Ginger Cubes – 6 one inch pieces
Rice Flour – 1 tsp
Gingelly Oil – 1/2 cup
Green Chillies – 2
Coriander Seeds – 1 tblsp
Dry Red Chillies – 8
Fenugreek Seeds – 1/4 tsp
Tamarind – the size of a lime soaked in 1 cup water
Sugar or Jaggery – 1 tsp
Salt to taste
For the Seasoning:
Gingelly Oil – 1 tblsp
Mustard Seeds – 1/8 tsp
Dry Red Chillies – 2, halved
Curry Leaves – few
1. Crush ginger and squeeze out the juice.
2. Dredge the ginger shreds in the rice flour and fry in 1/4 cup gingelly oil with green chillies.
3. Remove and grind coarsely.
4. Set aside.
5. Over a low flame, roast the coriander seeds, red chillies and fenugreek in 1/2 tblsp gingelly oil.
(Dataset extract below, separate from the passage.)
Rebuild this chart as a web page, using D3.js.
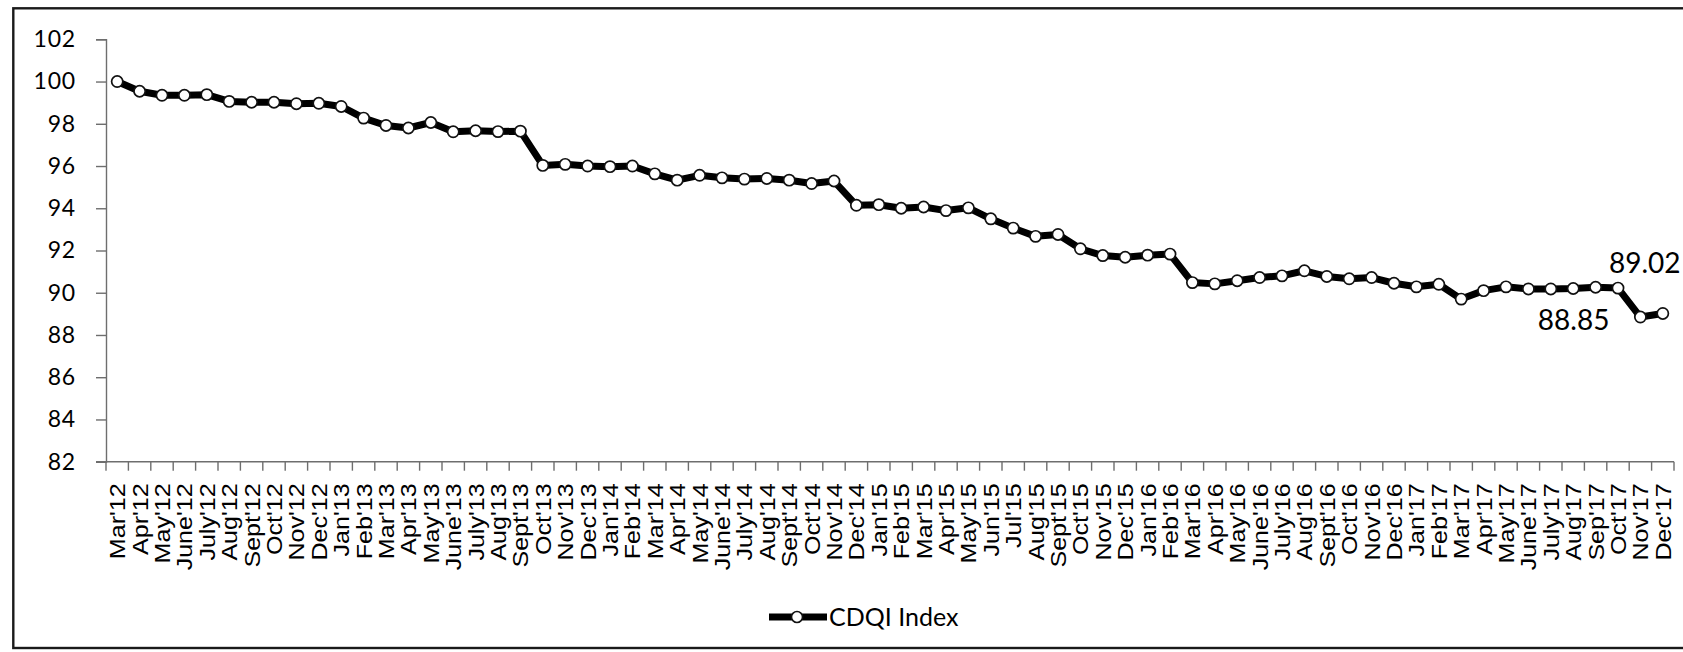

6. Grind to a smooth paste.
7. Extract juice from the tamarind.
8. Add to the shredded fried ginger, ground masala and salt.
9. Keep on fire and bring to boil.
10. Simmer till the gravy thickens.
11. Then add the jaggery or sugar and simmer for a few minutes more.
12. Fry the ingredients for seasoning in 1 tblsp hot oil and add to the gravy.
13. Serve as a side dish to rice, pulao.